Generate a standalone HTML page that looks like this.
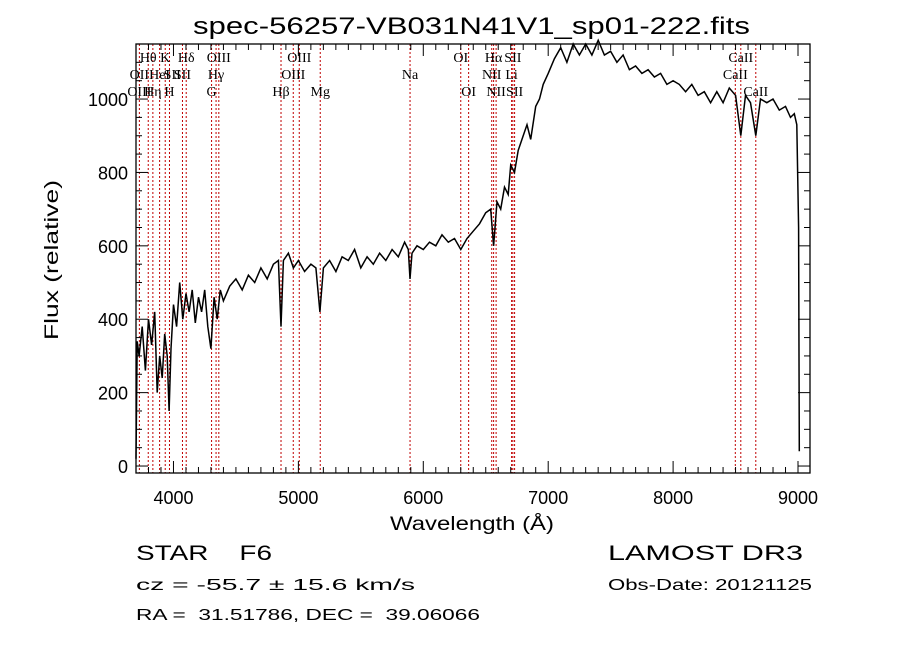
<!DOCTYPE html>
<html><head><meta charset="utf-8"><style>
html,body{margin:0;padding:0;background:#fff;}
svg{display:block;}
text{font-family:"Liberation Sans",sans-serif;fill:#000;white-space:pre;}
.ser{font-family:"Liberation Serif",serif;}
</style></head><body>
<svg id="chart" width="900" height="649" viewBox="0 0 900 649" xmlns="http://www.w3.org/2000/svg" xml:space="preserve">
<rect width="900" height="649" fill="#fff"/>
<text x="193" y="34" font-size="24" textLength="557" lengthAdjust="spacingAndGlyphs">spec-56257-VB031N41V1_sp01-222.fits</text>
<g id="lines"></g>
<g id="labels"></g>
<g id="spec"></g>
<g id="axes"></g>
<text x="472" y="530" font-size="19" text-anchor="middle" textLength="164" lengthAdjust="spacingAndGlyphs">Wavelength (Å)</text>
<text transform="translate(58,260) rotate(-90)" font-size="19" text-anchor="middle" textLength="160" lengthAdjust="spacingAndGlyphs">Flux (relative)</text>
<text x="136" y="560" font-size="21" textLength="136" lengthAdjust="spacingAndGlyphs">STAR    F6</text>
<text x="608" y="560" font-size="21" textLength="195" lengthAdjust="spacingAndGlyphs">LAMOST DR3</text>
<text x="136" y="590" font-size="16" textLength="279" lengthAdjust="spacingAndGlyphs">cz = -55.7 ± 15.6 km/s</text>
<text x="608" y="590" font-size="16" textLength="204" lengthAdjust="spacingAndGlyphs">Obs-Date: 20121125</text>
<text x="136" y="620" font-size="16" textLength="344" lengthAdjust="spacingAndGlyphs">RA =  31.51786, DEC =  39.06066</text>
</svg>
<script>
const wave=[
3700,3710,3725,3750,3775,3800,3825,3850,3870,3890,
3910,3930,3950,3965,3980,4000,4025,4050,4075,4100,
4125,4150,4175,4200,4225,4250,4275,4300,4325,4350,
4375,4400,4450,4500,4550,4600,4650,4700,4750,4800,
4840,4861,4880,4920,4960,5000,5050,5100,5140,5172,
5200,5250,5300,5350,5400,5450,5500,5550,5600,5650,
5700,5750,5800,5850,5880,5894,5910,5950,6000,6050,
6100,6150,6200,6250,6300,6350,6400,6450,6500,6540,
6563,6590,6620,6650,6680,6700,6730,6760,6800,6830,
6860,6900,6930,6960,7000,7050,7100,7150,7200,7250,
7300,7350,7400,7450,7500,7550,7600,7650,7700,7750,
7800,7850,7900,7950,8000,8050,8100,8150,8200,8250,
8300,8350,8400,8450,8500,8542,8580,8620,8662,8700,
8750,8800,8850,8900,8940,8970,8990,9005,9010];
const flux=[
20,340,300,380,260,400,330,420,200,300,
240,360,300,150,320,440,380,500,400,470,
420,480,390,460,420,480,380,320,460,400,
480,450,490,510,480,520,500,540,510,550,
560,380,560,580,540,560,530,550,540,420,
540,560,530,570,560,590,540,570,550,580,
560,590,570,610,590,510,580,600,590,610,
600,630,610,620,590,620,640,660,690,700,
600,720,700,760,740,820,800,860,900,930,
890,980,1000,1040,1070,1110,1140,1100,1150,1120,
1150,1120,1160,1120,1130,1100,1120,1080,1090,1070,
1080,1060,1070,1040,1050,1040,1020,1040,1010,1020,
990,1020,990,1030,1010,900,1010,990,900,1000,
990,1000,970,980,950,960,930,650,40];
const lineWave=[3727,3798,3835,3889,3934,3968,4072,4102,4305,4341,4363,4861,4959,5007,5175,5894,6300,6363,6548,6563,6583,6707,6717,6731,8498,8542,8662];
const labelText=["OIII","Hθ","OII","Hη","HeI","K","SII","H","Hδ","SII","G","Hγ","OIII","Hβ","OIII","OIII","Mg","Na","OI","OI","Hα","NII","NII","SII","Li","SII","CaII","CaII","CaII"];
const labelWave=[3727,3798,3727,3835,3889,3934,3990,3968,4102,4072,4305,4341,4363,4861,4959,5007,5175,5894,6300,6363,6563,6548,6583,6717,6707,6731,8498,8542,8662];
const labelRow=[3,1,2,3,2,1,2,3,1,2,3,2,1,3,2,1,3,2,1,3,1,2,3,1,2,3,2,1,3];
const xTicks=[4000,5000,6000,7000,8000,9000];
const yTicks=[0,200,400,600,800,1000];
const X0=136,X1=810,Y0=44,Y1=473,WMIN=3700,WMAX=9096,FMIN=-19,FMAX=1150;
const xs=w=>X0+(w-WMIN)/(WMAX-WMIN)*(X1-X0);
const ys=f=>Y1-(f-FMIN)/(FMAX-FMIN)*(Y1-Y0);
const NS="http://www.w3.org/2000/svg";
function mk(tag,parent,attrs){const e=document.createElementNS(NS,tag);for(const k in attrs)e.setAttribute(k,attrs[k]);parent.appendChild(e);return e;}
const gl=document.getElementById('lines');
lineWave.forEach(w=>{const l=mk('line',gl,{x1:xs(w),x2:xs(w),y1:Y0,y2:Y1,stroke:'#c00000','stroke-width':1,'stroke-dasharray':'2,2'});

});
const glb=document.getElementById('labels');
labelText.forEach((t,i)=>{const e=mk('text',glb,{x:xs(labelWave[i]),y:Y0+1+labelRow[i]*17,'font-size':14,'text-anchor':'middle',class:'ser'});e.textContent=t;

});
const gs=document.getElementById('spec');
const n=Math.min(wave.length,flux.length);
const pts=[];for(let i=0;i<n;i++)pts.push(xs(wave[i]).toFixed(1)+','+ys(flux[i]).toFixed(1));
const p=mk('polyline',gs,{points:pts.join(' '),fill:'none',stroke:'#000','stroke-width':1.5});


const ga=document.getElementById('axes');
const fr=mk('rect',ga,{x:X0,y:Y0,width:X1-X0,height:Y1-Y0,fill:'none',stroke:'#000','stroke-width':1.3});


for(let w=3700;w<=9096;w+=100){const L=(w%1000===0)?12:6;
mk('line',ga,{x1:xs(w),x2:xs(w),y1:Y1,y2:Y1-L,stroke:'#000'});
mk('line',ga,{x1:xs(w),x2:xs(w),y1:Y0,y2:Y0+L,stroke:'#000'});}
for(let f=0;f<=1150;f+=50){const L=(f%200===0)?12:6;
mk('line',ga,{x1:X0,x2:X0+L,y1:ys(f),y2:ys(f),stroke:'#000'});
mk('line',ga,{x1:X1,x2:X1-L,y1:ys(f),y2:ys(f),stroke:'#000'});}
xTicks.forEach(w=>{const t=mk('text',ga,{x:xs(w),y:Y1+31,'font-size':18,'text-anchor':'middle'});t.textContent=w;

});
yTicks.forEach(f=>{const t=mk('text',ga,{x:X0-8,y:ys(f)+7,'font-size':18,'text-anchor':'end'});t.textContent=f;

});
</script>
</body></html>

....................

| Brief |
Every line of the data above should be quoted exactly. Omit the pictures.

| Result for this exercise |
Generate a standalone HTML page that looks like this.
<!DOCTYPE html>
<html><head><meta charset="utf-8"><style>
html,body{margin:0;padding:0;background:#fff;}
svg{display:block;}
text{font-family:"Liberation Sans",sans-serif;fill:#000;white-space:pre;}
.ser{font-family:"Liberation Serif",serif;}
</style></head><body>
<svg id="chart" width="900" height="649" viewBox="0 0 900 649" xmlns="http://www.w3.org/2000/svg" xml:space="preserve">
<rect width="900" height="649" fill="#fff"/>
<text x="193" y="34" font-size="24" textLength="557" lengthAdjust="spacingAndGlyphs">spec-56257-VB031N41V1_sp01-222.fits</text>
<g id="lines"></g>
<g id="labels"></g>
<g id="spec"></g>
<g id="axes"></g>
<text x="472" y="530" font-size="19" text-anchor="middle" textLength="164" lengthAdjust="spacingAndGlyphs">Wavelength (Å)</text>
<text transform="translate(58,260) rotate(-90)" font-size="19" text-anchor="middle" textLength="160" lengthAdjust="spacingAndGlyphs">Flux (relative)</text>
<text x="136" y="560" font-size="21" textLength="136" lengthAdjust="spacingAndGlyphs">STAR    F6</text>
<text x="608" y="560" font-size="21" textLength="195" lengthAdjust="spacingAndGlyphs">LAMOST DR3</text>
<text x="136" y="590" font-size="16" textLength="279" lengthAdjust="spacingAndGlyphs">cz = -55.7 ± 15.6 km/s</text>
<text x="608" y="590" font-size="16" textLength="204" lengthAdjust="spacingAndGlyphs">Obs-Date: 20121125</text>
<text x="136" y="620" font-size="16" textLength="344" lengthAdjust="spacingAndGlyphs">RA =  31.51786, DEC =  39.06066</text>
</svg>
<script>
const wave=[
3700,3710,3725,3750,3775,3800,3825,3850,3870,3890,
3910,3930,3950,3965,3980,4000,4025,4050,4075,4100,
4125,4150,4175,4200,4225,4250,4275,4300,4325,4350,
4375,4400,4450,4500,4550,4600,4650,4700,4750,4800,
4840,4861,4880,4920,4960,5000,5050,5100,5140,5172,
5200,5250,5300,5350,5400,5450,5500,5550,5600,5650,
5700,5750,5800,5850,5880,5894,5910,5950,6000,6050,
6100,6150,6200,6250,6300,6350,6400,6450,6500,6540,
6563,6590,6620,6650,6680,6700,6730,6760,6800,6830,
6860,6900,6930,6960,7000,7050,7100,7150,7200,7250,
7300,7350,7400,7450,7500,7550,7600,7650,7700,7750,
7800,7850,7900,7950,8000,8050,8100,8150,8200,8250,
8300,8350,8400,8450,8500,8542,8580,8620,8662,8700,
8750,8800,8850,8900,8940,8970,8990,9005,9010];
const flux=[
20,340,300,380,260,400,330,420,200,300,
240,360,300,150,320,440,380,500,400,470,
420,480,390,460,420,480,380,320,460,400,
480,450,490,510,480,520,500,540,510,550,
560,380,560,580,540,560,530,550,540,420,
540,560,530,570,560,590,540,570,550,580,
560,590,570,610,590,510,580,600,590,610,
600,630,610,620,590,620,640,660,690,700,
600,720,700,760,740,820,800,860,900,930,
890,980,1000,1040,1070,1110,1140,1100,1150,1120,
1150,1120,1160,1120,1130,1100,1120,1080,1090,1070,
1080,1060,1070,1040,1050,1040,1020,1040,1010,1020,
990,1020,990,1030,1010,900,1010,990,900,1000,
990,1000,970,980,950,960,930,650,40];
const lineWave=[3727,3798,3835,3889,3934,3968,4072,4102,4305,4341,4363,4861,4959,5007,5175,5894,6300,6363,6548,6563,6583,6707,6717,6731,8498,8542,8662];
const labelText=["OIII","Hθ","OII","Hη","HeI","K","SII","H","Hδ","SII","G","Hγ","OIII","Hβ","OIII","OIII","Mg","Na","OI","OI","Hα","NII","NII","SII","Li","SII","CaII","CaII","CaII"];
const labelWave=[3727,3798,3727,3835,3889,3934,3990,3968,4102,4072,4305,4341,4363,4861,4959,5007,5175,5894,6300,6363,6563,6548,6583,6717,6707,6731,8498,8542,8662];
const labelRow=[3,1,2,3,2,1,2,3,1,2,3,2,1,3,2,1,3,2,1,3,1,2,3,1,2,3,2,1,3];
const xTicks=[4000,5000,6000,7000,8000,9000];
const yTicks=[0,200,400,600,800,1000];
const X0=136,X1=810,Y0=44,Y1=473,WMIN=3700,WMAX=9096,FMIN=-19,FMAX=1150;
const xs=w=>X0+(w-WMIN)/(WMAX-WMIN)*(X1-X0);
const ys=f=>Y1-(f-FMIN)/(FMAX-FMIN)*(Y1-Y0);
const NS="http://www.w3.org/2000/svg";
function mk(tag,parent,attrs){const e=document.createElementNS(NS,tag);for(const k in attrs)e.setAttribute(k,attrs[k]);parent.appendChild(e);return e;}
const gl=document.getElementById('lines');
lineWave.forEach(w=>{const l=mk('line',gl,{x1:xs(w),x2:xs(w),y1:Y0,y2:Y1,stroke:'#c00000','stroke-width':1,'stroke-dasharray':'2,2'});

});
const glb=document.getElementById('labels');
labelText.forEach((t,i)=>{const e=mk('text',glb,{x:xs(labelWave[i]),y:Y0+1+labelRow[i]*17,'font-size':14,'text-anchor':'middle',class:'ser'});e.textContent=t;

});
const gs=document.getElementById('spec');
const n=Math.min(wave.length,flux.length);
const pts=[];for(let i=0;i<n;i++)pts.push(xs(wave[i]).toFixed(1)+','+ys(flux[i]).toFixed(1));
const p=mk('polyline',gs,{points:pts.join(' '),fill:'none',stroke:'#000','stroke-width':1.5});


const ga=document.getElementById('axes');
const fr=mk('rect',ga,{x:X0,y:Y0,width:X1-X0,height:Y1-Y0,fill:'none',stroke:'#000','stroke-width':1.3});


for(let w=3700;w<=9096;w+=100){const L=(w%1000===0)?12:6;
mk('line',ga,{x1:xs(w),x2:xs(w),y1:Y1,y2:Y1-L,stroke:'#000'});
mk('line',ga,{x1:xs(w),x2:xs(w),y1:Y0,y2:Y0+L,stroke:'#000'});}
for(let f=0;f<=1150;f+=50){const L=(f%200===0)?12:6;
mk('line',ga,{x1:X0,x2:X0+L,y1:ys(f),y2:ys(f),stroke:'#000'});
mk('line',ga,{x1:X1,x2:X1-L,y1:ys(f),y2:ys(f),stroke:'#000'});}
xTicks.forEach(w=>{const t=mk('text',ga,{x:xs(w),y:Y1+31,'font-size':18,'text-anchor':'middle'});t.textContent=w;

});
yTicks.forEach(f=>{const t=mk('text',ga,{x:X0-8,y:ys(f)+7,'font-size':18,'text-anchor':'end'});t.textContent=f;

});
</script>
</body></html>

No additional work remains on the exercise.